**** EXERCISE DATA
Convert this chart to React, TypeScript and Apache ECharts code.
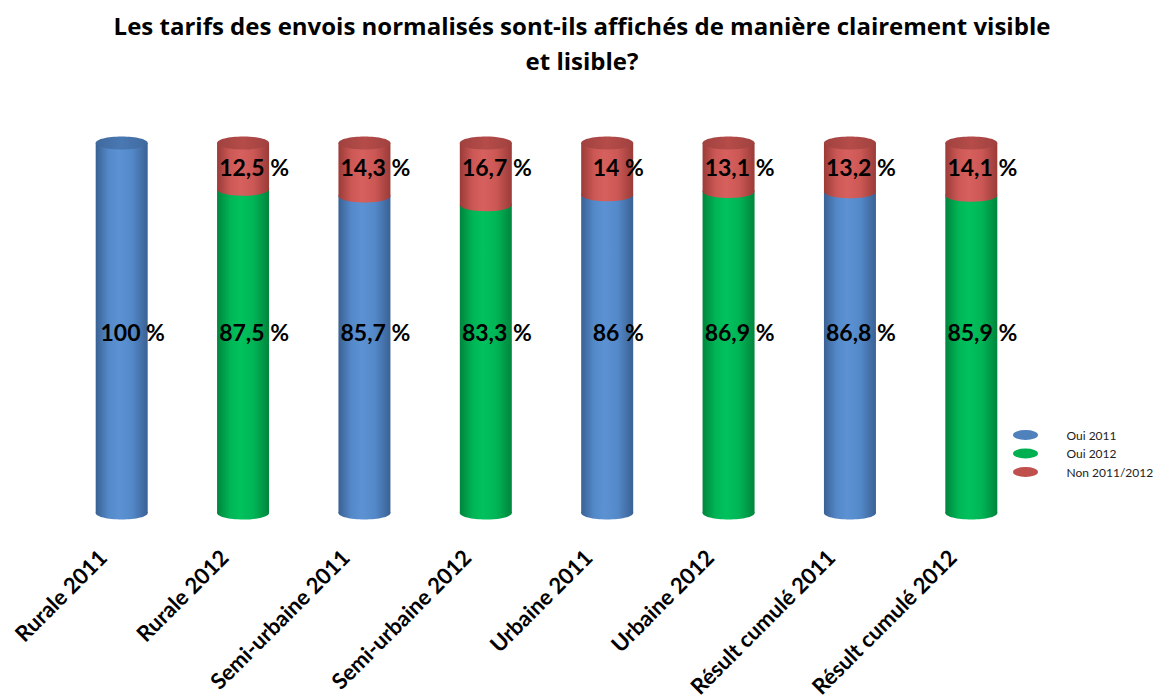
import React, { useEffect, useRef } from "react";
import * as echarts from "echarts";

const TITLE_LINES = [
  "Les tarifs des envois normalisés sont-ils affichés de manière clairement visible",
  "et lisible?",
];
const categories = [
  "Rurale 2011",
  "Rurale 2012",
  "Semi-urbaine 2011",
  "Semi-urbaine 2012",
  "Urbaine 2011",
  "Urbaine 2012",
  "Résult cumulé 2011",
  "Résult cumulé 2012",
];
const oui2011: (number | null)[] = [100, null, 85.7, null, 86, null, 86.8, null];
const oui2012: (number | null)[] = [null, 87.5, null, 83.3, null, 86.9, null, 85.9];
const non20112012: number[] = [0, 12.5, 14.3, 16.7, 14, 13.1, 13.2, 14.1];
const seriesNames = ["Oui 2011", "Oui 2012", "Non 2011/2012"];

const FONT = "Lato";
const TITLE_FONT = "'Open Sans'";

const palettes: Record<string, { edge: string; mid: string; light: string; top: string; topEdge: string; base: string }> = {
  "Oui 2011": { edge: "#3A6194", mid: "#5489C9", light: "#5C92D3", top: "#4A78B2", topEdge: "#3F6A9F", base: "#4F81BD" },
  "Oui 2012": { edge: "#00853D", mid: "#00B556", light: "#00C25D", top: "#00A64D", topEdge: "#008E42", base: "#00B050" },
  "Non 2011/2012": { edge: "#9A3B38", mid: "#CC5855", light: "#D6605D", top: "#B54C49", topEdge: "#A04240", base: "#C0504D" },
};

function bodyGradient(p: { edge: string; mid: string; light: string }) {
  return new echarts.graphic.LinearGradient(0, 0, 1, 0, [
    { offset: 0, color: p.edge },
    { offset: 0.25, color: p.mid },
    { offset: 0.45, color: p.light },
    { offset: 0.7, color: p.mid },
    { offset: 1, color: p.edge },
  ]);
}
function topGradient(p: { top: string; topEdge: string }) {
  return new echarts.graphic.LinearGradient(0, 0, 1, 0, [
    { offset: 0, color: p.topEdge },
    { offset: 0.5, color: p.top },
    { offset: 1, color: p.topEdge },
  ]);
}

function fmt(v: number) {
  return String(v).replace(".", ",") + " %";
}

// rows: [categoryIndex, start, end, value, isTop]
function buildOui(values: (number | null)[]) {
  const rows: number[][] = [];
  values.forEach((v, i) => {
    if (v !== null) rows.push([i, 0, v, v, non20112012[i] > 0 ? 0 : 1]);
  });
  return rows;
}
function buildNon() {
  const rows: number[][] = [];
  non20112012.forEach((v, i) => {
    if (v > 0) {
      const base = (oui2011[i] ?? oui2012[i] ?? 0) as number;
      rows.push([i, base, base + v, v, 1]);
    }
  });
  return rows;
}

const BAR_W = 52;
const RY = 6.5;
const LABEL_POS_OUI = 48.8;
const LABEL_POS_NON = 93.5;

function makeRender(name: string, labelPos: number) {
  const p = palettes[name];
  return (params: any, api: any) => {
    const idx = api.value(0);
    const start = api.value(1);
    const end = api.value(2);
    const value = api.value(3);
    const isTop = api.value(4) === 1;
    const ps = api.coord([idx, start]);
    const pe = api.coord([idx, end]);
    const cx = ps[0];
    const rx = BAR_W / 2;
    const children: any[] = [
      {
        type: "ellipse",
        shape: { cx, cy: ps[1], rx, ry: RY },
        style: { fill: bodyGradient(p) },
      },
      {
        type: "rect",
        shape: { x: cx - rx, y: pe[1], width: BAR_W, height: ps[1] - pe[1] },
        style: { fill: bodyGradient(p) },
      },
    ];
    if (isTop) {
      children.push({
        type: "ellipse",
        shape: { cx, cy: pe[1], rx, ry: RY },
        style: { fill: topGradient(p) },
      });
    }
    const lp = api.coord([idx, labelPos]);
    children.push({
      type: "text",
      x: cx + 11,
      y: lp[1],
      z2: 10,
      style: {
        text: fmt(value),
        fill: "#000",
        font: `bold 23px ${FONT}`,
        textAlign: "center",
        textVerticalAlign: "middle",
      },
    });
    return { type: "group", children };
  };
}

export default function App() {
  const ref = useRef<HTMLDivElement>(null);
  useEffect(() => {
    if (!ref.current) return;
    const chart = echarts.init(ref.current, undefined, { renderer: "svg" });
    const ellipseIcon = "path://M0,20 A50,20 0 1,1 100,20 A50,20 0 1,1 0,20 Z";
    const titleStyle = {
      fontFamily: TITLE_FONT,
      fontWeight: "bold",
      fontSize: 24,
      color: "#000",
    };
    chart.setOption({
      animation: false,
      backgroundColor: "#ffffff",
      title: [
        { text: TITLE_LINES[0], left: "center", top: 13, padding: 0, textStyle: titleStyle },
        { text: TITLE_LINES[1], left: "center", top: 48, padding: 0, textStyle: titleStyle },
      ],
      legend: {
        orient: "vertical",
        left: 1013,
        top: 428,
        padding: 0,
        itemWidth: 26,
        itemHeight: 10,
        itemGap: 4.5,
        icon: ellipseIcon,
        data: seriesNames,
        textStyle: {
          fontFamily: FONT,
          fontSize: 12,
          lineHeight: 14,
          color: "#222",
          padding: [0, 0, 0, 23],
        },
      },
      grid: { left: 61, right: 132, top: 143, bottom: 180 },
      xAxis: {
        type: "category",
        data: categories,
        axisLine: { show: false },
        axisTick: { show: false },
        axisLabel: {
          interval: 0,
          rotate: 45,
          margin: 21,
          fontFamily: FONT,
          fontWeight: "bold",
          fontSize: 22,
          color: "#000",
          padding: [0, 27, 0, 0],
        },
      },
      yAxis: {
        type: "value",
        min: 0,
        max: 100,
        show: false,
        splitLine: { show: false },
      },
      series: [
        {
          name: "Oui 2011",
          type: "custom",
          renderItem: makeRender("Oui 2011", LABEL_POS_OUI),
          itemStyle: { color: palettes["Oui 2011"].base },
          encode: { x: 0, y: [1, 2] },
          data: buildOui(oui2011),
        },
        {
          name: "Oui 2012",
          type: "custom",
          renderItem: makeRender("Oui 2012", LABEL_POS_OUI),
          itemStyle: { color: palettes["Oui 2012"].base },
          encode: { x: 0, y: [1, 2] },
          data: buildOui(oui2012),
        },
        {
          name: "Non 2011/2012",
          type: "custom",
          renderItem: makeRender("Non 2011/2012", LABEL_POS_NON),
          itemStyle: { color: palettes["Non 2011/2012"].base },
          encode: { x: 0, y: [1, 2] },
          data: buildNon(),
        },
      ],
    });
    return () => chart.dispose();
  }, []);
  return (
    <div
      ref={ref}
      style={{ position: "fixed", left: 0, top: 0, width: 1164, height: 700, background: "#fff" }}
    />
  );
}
********
**** EXERCISE DATA
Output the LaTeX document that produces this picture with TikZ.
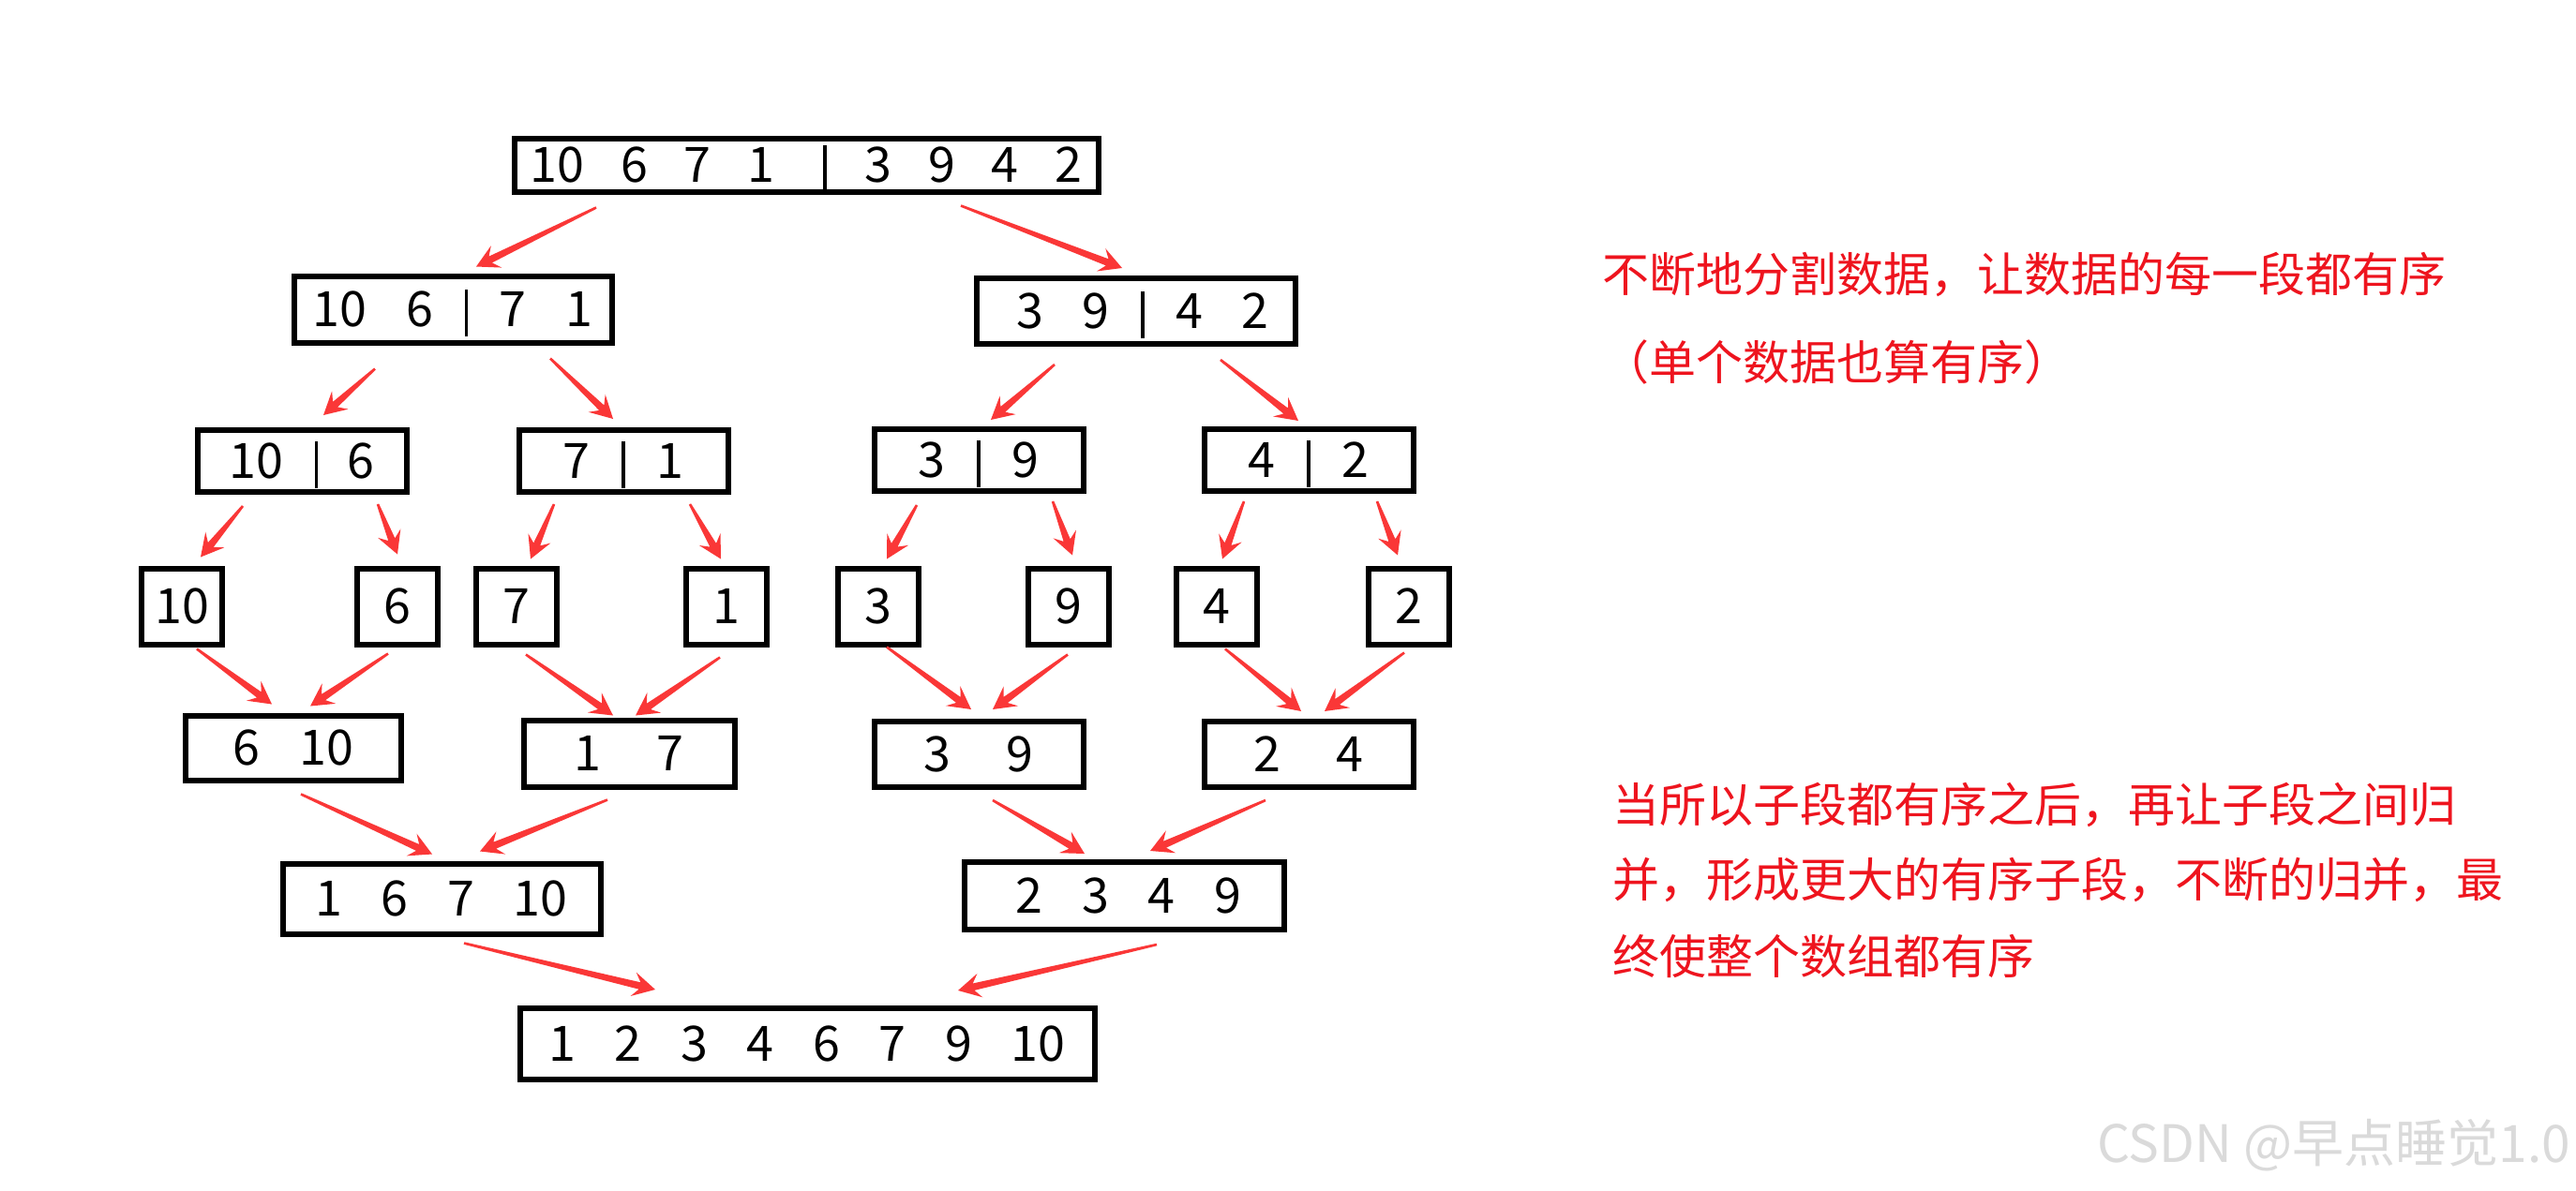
********
**** EXERCISE DATA
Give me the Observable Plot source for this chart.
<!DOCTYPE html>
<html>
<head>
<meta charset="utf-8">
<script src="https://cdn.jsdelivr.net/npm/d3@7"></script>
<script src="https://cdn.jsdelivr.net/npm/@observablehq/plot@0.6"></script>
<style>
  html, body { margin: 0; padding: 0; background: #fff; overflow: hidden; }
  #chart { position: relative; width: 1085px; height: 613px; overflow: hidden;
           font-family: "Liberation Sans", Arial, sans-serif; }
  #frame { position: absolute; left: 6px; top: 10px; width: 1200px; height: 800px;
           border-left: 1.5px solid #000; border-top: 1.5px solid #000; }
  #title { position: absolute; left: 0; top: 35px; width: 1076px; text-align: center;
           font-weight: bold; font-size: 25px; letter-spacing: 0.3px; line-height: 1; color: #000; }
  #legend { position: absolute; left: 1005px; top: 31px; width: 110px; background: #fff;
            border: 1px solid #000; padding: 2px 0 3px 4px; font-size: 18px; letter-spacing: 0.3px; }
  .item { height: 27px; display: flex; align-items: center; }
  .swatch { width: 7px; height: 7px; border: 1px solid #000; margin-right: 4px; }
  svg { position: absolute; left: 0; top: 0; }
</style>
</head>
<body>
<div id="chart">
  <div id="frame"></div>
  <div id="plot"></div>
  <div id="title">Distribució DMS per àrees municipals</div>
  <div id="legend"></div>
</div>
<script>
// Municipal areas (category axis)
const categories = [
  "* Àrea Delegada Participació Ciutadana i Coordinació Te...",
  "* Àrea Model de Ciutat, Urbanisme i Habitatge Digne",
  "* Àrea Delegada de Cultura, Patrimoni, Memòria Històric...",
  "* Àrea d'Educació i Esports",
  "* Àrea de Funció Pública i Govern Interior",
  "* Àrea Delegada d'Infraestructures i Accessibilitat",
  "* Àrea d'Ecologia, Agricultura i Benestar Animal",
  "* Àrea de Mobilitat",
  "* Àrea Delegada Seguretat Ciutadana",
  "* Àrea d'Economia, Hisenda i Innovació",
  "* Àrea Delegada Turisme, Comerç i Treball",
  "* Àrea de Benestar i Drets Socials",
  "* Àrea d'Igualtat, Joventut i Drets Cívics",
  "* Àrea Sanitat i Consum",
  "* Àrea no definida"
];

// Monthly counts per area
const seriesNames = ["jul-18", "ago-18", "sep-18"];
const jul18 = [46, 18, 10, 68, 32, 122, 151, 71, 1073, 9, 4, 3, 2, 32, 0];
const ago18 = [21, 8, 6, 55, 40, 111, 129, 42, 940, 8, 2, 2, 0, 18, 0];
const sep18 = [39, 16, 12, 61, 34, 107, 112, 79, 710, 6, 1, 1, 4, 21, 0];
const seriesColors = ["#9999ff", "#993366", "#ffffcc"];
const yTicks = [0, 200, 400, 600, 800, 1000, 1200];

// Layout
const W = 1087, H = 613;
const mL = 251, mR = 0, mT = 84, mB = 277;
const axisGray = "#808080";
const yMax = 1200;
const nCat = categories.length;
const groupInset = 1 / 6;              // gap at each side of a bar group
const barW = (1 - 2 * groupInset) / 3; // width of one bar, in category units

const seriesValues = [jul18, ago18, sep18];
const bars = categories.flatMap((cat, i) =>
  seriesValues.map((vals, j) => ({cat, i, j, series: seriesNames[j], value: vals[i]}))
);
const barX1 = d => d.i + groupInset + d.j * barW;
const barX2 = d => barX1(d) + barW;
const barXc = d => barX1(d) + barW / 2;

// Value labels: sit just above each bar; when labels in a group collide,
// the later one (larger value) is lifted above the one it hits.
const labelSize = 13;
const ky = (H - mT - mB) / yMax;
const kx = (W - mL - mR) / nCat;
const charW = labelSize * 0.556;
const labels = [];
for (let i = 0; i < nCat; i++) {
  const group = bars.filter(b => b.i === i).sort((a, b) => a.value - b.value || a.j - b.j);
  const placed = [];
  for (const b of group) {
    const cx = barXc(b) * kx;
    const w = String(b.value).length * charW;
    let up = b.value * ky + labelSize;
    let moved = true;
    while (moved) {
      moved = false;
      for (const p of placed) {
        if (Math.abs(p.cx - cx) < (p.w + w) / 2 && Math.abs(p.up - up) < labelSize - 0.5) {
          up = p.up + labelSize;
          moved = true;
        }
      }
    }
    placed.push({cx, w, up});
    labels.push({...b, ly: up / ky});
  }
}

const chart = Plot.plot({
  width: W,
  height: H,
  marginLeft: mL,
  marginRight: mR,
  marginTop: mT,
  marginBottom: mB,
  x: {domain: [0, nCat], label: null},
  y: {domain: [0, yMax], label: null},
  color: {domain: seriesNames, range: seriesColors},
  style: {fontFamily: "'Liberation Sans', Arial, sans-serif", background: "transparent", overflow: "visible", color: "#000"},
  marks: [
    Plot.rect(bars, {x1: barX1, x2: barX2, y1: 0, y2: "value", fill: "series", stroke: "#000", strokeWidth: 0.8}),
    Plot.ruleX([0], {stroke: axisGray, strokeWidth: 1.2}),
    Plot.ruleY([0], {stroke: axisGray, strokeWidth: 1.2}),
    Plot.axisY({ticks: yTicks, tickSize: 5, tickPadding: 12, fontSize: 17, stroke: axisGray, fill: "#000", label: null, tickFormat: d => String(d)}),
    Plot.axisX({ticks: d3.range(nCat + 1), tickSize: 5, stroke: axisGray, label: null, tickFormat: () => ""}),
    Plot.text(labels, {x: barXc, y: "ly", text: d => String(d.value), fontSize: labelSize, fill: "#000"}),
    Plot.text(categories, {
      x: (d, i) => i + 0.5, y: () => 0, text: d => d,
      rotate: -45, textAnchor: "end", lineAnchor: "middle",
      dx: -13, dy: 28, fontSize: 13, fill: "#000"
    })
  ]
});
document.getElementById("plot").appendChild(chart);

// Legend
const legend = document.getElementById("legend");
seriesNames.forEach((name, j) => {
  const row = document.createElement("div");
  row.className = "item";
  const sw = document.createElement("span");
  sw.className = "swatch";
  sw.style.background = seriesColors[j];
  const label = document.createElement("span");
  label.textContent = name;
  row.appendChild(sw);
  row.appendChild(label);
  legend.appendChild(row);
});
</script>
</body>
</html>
********
* _WHAT YOU NEED TO DO_:
Set down nothing but the lines from the one holding "Convert this chart" through the one holding "import * as", both included, exactly as they appear; any picture is left out.

* _EXERCISE SOLUTION_:
Convert this chart to React, TypeScript and Apache ECharts code.
import React, { useEffect, useRef } from "react";
import * as echarts from "echarts";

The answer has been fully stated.